Records from a data source:
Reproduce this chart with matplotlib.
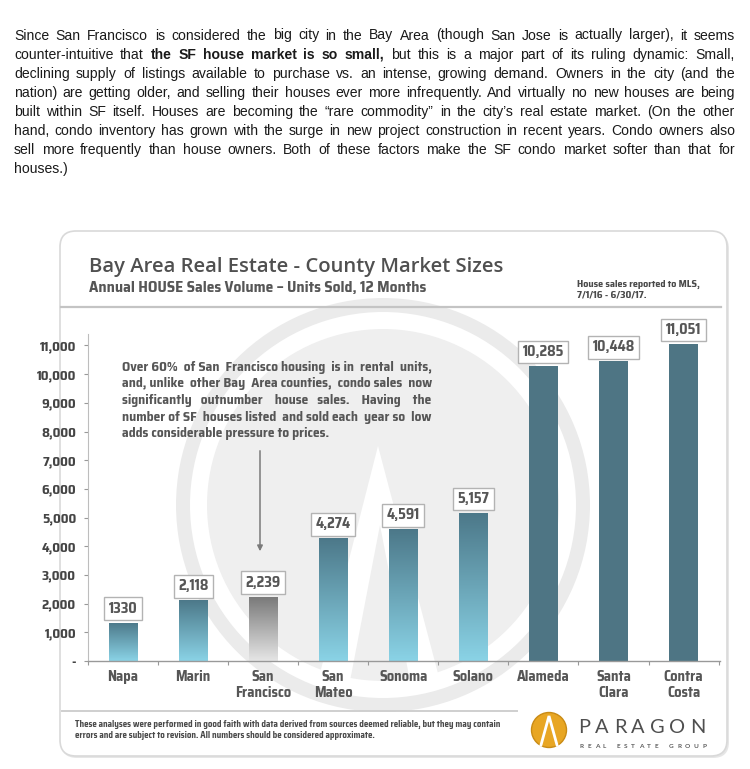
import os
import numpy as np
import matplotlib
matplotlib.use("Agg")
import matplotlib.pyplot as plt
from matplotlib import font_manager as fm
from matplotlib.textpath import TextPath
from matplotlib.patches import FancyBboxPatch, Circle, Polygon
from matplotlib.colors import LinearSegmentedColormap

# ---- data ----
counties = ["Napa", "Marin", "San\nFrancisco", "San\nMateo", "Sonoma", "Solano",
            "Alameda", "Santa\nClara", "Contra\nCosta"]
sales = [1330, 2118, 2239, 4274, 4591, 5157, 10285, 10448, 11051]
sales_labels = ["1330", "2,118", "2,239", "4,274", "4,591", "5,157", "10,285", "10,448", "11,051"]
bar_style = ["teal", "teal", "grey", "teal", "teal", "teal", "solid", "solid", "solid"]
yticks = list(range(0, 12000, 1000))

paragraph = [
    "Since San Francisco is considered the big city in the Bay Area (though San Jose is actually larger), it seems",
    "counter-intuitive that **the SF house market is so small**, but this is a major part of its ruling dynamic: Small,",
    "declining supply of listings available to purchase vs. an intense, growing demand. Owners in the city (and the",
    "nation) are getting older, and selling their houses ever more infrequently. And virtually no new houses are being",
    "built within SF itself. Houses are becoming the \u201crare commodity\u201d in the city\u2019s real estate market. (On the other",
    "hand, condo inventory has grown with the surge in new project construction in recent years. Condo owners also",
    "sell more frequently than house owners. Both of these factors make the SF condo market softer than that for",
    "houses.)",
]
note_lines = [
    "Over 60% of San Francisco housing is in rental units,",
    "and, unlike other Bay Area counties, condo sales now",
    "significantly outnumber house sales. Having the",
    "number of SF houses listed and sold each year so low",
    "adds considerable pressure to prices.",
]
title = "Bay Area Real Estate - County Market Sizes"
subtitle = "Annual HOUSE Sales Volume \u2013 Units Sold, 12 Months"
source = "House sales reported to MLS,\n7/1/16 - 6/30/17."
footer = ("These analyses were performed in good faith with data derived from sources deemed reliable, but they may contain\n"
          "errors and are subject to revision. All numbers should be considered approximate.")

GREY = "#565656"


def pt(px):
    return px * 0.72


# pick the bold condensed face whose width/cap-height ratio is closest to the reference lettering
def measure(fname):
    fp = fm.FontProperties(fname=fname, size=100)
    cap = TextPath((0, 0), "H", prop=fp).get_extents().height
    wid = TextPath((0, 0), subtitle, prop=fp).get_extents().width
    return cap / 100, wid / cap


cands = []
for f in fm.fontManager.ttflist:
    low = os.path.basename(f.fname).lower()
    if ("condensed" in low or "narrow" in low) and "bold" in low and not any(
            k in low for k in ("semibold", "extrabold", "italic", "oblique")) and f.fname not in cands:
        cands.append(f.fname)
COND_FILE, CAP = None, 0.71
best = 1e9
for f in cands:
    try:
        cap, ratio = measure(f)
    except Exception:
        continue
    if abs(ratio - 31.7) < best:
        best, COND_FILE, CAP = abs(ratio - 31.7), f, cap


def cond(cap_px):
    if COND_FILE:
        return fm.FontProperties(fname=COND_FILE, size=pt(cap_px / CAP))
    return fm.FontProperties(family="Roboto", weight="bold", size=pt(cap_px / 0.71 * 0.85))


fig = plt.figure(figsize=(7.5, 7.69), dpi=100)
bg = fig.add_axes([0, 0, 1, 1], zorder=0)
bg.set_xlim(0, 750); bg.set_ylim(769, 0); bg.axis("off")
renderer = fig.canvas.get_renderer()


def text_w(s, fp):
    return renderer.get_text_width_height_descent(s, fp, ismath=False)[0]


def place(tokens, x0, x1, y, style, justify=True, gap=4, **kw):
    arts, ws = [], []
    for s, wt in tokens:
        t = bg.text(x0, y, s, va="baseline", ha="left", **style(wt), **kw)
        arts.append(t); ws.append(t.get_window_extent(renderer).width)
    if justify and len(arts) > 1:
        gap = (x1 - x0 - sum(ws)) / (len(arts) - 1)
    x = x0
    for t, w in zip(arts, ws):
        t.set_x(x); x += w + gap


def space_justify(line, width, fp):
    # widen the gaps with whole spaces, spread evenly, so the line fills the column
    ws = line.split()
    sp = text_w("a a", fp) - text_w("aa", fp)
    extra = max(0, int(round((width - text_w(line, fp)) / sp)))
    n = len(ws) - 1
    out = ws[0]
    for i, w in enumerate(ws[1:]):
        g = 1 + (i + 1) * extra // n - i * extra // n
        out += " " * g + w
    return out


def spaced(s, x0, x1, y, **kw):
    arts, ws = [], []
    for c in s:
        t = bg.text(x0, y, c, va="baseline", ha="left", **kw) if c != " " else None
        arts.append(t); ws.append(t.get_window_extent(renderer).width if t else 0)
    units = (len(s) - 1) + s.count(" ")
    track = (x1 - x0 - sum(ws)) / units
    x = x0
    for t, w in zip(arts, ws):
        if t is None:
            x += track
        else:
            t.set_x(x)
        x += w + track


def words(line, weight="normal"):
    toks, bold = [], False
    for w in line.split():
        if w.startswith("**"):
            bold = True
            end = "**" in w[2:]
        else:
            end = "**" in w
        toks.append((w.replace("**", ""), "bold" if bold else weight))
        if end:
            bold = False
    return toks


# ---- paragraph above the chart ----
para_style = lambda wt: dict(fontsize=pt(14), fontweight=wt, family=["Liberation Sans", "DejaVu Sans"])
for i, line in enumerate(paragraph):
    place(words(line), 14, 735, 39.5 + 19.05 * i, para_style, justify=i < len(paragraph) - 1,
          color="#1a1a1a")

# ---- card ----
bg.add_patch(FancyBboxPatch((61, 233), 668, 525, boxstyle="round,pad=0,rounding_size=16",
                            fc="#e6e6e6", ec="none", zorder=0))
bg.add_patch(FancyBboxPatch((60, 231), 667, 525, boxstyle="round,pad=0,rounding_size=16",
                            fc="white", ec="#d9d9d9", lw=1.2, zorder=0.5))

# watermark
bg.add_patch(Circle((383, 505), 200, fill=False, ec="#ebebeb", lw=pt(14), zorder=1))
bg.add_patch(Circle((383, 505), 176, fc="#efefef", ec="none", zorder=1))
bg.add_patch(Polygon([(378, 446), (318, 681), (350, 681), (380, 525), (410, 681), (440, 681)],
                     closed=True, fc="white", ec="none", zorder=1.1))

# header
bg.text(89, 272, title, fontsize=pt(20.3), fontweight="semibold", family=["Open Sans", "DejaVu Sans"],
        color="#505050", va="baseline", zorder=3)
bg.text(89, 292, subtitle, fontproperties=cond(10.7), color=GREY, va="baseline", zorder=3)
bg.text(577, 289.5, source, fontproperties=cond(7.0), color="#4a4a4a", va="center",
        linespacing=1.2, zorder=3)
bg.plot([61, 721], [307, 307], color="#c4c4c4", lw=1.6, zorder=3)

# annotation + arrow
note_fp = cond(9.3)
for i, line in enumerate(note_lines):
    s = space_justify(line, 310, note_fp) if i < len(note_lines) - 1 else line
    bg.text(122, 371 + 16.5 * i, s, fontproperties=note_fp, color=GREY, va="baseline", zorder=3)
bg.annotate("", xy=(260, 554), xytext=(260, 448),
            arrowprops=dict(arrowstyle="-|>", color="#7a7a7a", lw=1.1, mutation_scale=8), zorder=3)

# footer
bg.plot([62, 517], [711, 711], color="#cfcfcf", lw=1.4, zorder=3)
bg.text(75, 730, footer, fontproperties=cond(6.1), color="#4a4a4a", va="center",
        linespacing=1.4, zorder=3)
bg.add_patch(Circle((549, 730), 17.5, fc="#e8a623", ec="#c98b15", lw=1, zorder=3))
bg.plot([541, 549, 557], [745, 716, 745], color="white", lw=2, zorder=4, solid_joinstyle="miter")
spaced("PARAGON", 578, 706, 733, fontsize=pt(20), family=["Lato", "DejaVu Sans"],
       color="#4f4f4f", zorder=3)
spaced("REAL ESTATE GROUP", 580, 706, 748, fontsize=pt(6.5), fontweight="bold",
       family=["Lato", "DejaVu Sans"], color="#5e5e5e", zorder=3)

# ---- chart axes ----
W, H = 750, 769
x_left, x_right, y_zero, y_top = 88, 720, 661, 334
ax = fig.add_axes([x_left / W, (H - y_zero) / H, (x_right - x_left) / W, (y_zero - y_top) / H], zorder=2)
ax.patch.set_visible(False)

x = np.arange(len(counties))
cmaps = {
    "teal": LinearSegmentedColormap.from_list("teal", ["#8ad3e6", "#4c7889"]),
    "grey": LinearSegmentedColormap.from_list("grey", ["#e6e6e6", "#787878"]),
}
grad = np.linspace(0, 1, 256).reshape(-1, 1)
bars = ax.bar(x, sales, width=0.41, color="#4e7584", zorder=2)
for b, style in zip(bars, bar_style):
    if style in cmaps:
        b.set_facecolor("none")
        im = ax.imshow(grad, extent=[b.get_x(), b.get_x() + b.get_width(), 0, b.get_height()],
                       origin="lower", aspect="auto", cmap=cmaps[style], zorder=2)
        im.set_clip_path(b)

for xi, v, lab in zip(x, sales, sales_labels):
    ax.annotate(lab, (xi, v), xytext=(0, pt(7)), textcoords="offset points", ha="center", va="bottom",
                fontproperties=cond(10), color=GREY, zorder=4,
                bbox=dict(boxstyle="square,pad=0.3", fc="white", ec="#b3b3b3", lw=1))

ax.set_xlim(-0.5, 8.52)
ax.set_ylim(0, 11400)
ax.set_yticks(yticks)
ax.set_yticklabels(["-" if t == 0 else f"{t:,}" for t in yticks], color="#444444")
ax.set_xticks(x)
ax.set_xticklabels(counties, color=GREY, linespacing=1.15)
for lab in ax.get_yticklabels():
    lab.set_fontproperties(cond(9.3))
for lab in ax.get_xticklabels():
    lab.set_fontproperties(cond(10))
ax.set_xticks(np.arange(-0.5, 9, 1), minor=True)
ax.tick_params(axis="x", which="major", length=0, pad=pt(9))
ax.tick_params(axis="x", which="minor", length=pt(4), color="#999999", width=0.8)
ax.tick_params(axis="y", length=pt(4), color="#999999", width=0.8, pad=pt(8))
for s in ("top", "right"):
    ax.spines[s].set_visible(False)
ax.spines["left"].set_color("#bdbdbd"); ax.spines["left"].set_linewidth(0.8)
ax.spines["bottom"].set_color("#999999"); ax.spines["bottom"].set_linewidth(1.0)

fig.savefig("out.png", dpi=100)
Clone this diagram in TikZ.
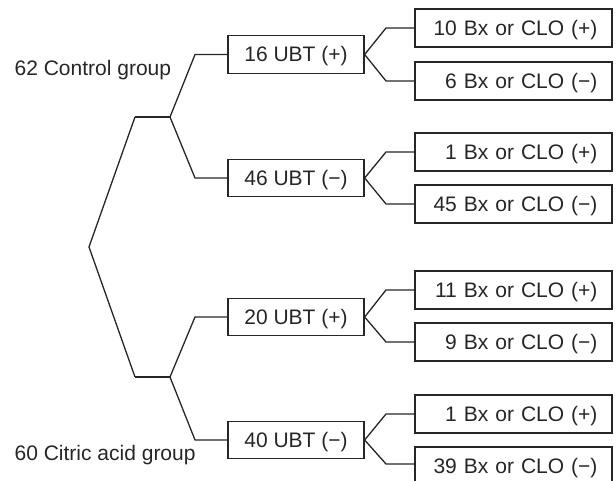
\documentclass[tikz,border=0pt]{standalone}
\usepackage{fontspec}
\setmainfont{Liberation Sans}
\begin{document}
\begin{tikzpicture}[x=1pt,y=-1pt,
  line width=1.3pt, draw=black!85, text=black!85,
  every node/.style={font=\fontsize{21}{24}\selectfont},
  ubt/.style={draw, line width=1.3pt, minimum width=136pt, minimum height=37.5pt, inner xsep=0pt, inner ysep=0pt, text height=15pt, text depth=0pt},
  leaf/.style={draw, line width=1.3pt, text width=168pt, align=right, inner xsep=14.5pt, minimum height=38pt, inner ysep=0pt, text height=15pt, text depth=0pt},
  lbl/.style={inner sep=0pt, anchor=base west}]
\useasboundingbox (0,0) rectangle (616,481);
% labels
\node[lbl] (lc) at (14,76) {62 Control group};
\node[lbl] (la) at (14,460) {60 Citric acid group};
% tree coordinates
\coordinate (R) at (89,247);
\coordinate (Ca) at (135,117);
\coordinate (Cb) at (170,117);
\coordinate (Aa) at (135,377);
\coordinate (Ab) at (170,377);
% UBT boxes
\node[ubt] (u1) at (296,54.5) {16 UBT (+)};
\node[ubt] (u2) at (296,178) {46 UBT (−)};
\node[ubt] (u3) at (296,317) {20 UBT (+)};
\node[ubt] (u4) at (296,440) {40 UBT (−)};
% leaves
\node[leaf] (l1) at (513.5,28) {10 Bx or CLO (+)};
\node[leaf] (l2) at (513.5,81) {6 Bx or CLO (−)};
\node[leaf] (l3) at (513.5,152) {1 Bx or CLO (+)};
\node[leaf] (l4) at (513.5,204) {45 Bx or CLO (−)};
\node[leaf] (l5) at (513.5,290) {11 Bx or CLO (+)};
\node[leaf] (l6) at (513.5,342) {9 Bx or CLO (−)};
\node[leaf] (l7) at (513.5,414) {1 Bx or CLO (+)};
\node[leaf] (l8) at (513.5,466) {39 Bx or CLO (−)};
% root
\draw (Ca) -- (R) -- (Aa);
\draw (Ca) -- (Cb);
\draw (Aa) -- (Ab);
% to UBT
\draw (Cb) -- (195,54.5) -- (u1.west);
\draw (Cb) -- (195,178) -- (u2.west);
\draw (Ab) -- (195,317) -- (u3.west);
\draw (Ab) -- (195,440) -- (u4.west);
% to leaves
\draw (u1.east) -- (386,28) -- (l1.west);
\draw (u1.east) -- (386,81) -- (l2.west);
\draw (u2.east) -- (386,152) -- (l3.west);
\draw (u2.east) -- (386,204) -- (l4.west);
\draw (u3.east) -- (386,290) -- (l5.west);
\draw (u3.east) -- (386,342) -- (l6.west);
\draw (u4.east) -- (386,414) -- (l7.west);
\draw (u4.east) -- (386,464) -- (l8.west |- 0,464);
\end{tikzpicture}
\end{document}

* [WHAT YOU NEED TO DO] Quote the records above exactly, from the first line through the line containing "from matplotlib.colors import", and leave out the pictures.

* [RESULT OF THE TASK]
Reproduce this chart with matplotlib.
import os
import numpy as np
import matplotlib
matplotlib.use("Agg")
import matplotlib.pyplot as plt
from matplotlib import font_manager as fm
from matplotlib.textpath import TextPath
from matplotlib.patches import FancyBboxPatch, Circle, Polygon
from matplotlib.colors import LinearSegmentedColormap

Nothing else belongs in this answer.